The documentary didn’t even go into Lye’s stop-motion work. This combines character stop-motion with an abstract sequence. I believe a female robot sends raindrops made of music to turn a man who died driving his car in a sandstorm into a male robot. At the end it’s revealed to be an ad for an oil company, but who cares. “Lye enlisted the help of avant-garde friends such as Humphrey Jennings and John Banting to make the amusing puppets.”

Trade Tattoo (1937)

Musical montage of work in factories and docks and markets, exploding in shifting patterns with wild colors. I guess it was meant to be an ad for the postal service, or maybe a PSA telling you to post letters before 2pm. Partly composed of Night Mail outtakes!

A Colour Box (1935)

Color is less brilliant now that we’re down to standard-def, but this Re:Voir DVD still looks super nice. Abstract lines and patterns run down a film strip to bouncy music. I don’t think he edits to the music, just creates fast visuals then adds something upbeat on the soundtrack. Another postal service ad at the end, meaningless numbers (6 lbs. 9d.). “Lye’s first direct film, which combines popular Cuban dance music with hand-painted abstract designs, amazed cinema audiences. Color was still a novelty, and Lye’s direct painting on celluloid creates exceptionally vibrant effects … in Venice, the Fascists disrupted screenings because they saw the film as ‘degenerate’ modern art.”

Kaleidoscope (1935)

Watched this one before, an ad for cigarettes. Although the films have titles and credits, and the bulk of them is just music and animation with the product placement coming in at the end, so it’s more fair to say they’re sponsored shorts than advertisements. More white space in this one, with clearly defined shapes.

Rainbow Dance (1936)

Boldly colored silhouette mattes as a musician/sportsman whirls through changing backgrounds, leaving psychedelic trails behind him. An ad for savings accounts, obviously. “Lye filmed dancer Rupert Doone in black and white, then colored the footage during the development and printing of the film, adding stenciled patterns.” This is all making me itch for Jeff Scher / Norman McLaren retrospectives as well.

Colour Flight (1937)

More black in this one, a disturbingly pulsating smile behind wavy-line jail bars, then an eruption of dots and lines, some outer space imagery, and a last-minute ad for Imperial Airways (which was bought by British Airways in late 1939).

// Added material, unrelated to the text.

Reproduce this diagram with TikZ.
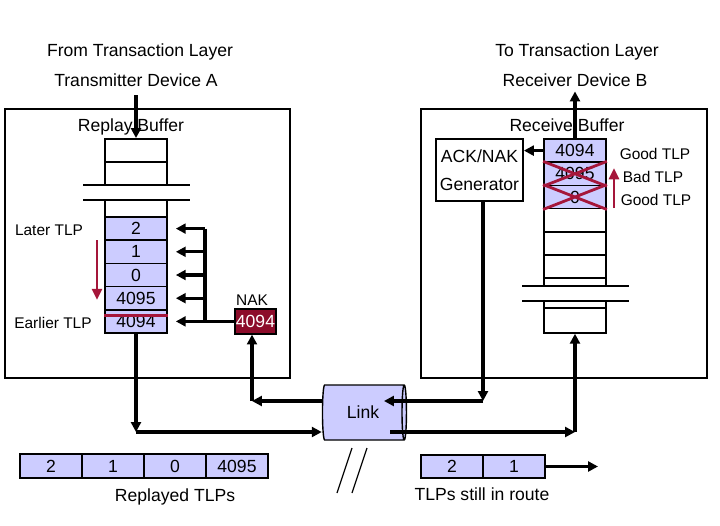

Swinging the Lambeth Walk (1940)

Okay, this one is synched to the music, wonderfully, with swinging soundwave lines and jellybean dots of color. I like that he uses filmstrip perforations to create patterns. Abrupt edits in the music, as he picks from multiple versions of the song. “For this film Lye did not have to include any advertising slogans; friends at the Tourist and Industrial Development Association, shocked to learn that Lye and his family had become destitute, arranged for TIDA to sponsor the film – to the horror of government bureaucrats who could not understand why a popular dance was being treated as a tourist attraction.”

Colour Cry (1952)

Something different, even more abstract and fuzzy, shadow images with bright, distorted colors, soundtracked by harmonica and yowling vocals. The doc says he used Man Ray’s techniques for this one, “using fabrics as stencils”.

Rhythm (1957)

Footage of an auto manufacturing plant, spastically edited to fit a musical rhythm. The doc mentioned that Lye had trouble with U.S. advertising companies. Chrysler paid for this short but wouldn’t use it because they apparently weren’t fond of the tribal drumming on the soundtrack.

Free Radicals (1958)

More African drumming. Scratched twisted lines rotating in 3D space. Funny that after all the colors and manic patterns he came back to simple white figures on a black background. “The film won second prize in the International Experimental Film Competition, which was judged by Man Ray, Norman McLaren, Alexander Alexeiff and others at the 1958 World’s Fair in Brussels.” Seen this a bunch of times on my laptop, and I’ll bet it’s awesome on a big screen. Hey Anthology Film Archives, ever think of opening a Nebraska location?

Particles in Space (1966)

Brakhage’s favorite. Plays like a sequel to Free Radicals, bringing some of the high-energy musical movement and complex patterns into its general design. Spots of white against an inky black, glistening like the ocean in moonlight. I think some of my listed release years are wrong – IMDB cannot be trusted.

Tal Farlow (1958)

Upbeat jazz guitar with synchronized white scratch lines which are definitely meant to evoke guitar strings. Finished by his assistant after Lye’s death in 1980.

I couldn’t find his “live-action film about the need to be careful in addressing letters,” or his first puppet film Peanut Vendor, or his war propaganda films. The new blu-ray mentioned at the top of this post includes Bells of Atlantis by Ian Hugo, which Lye worked on, so I’ll be watching that soon.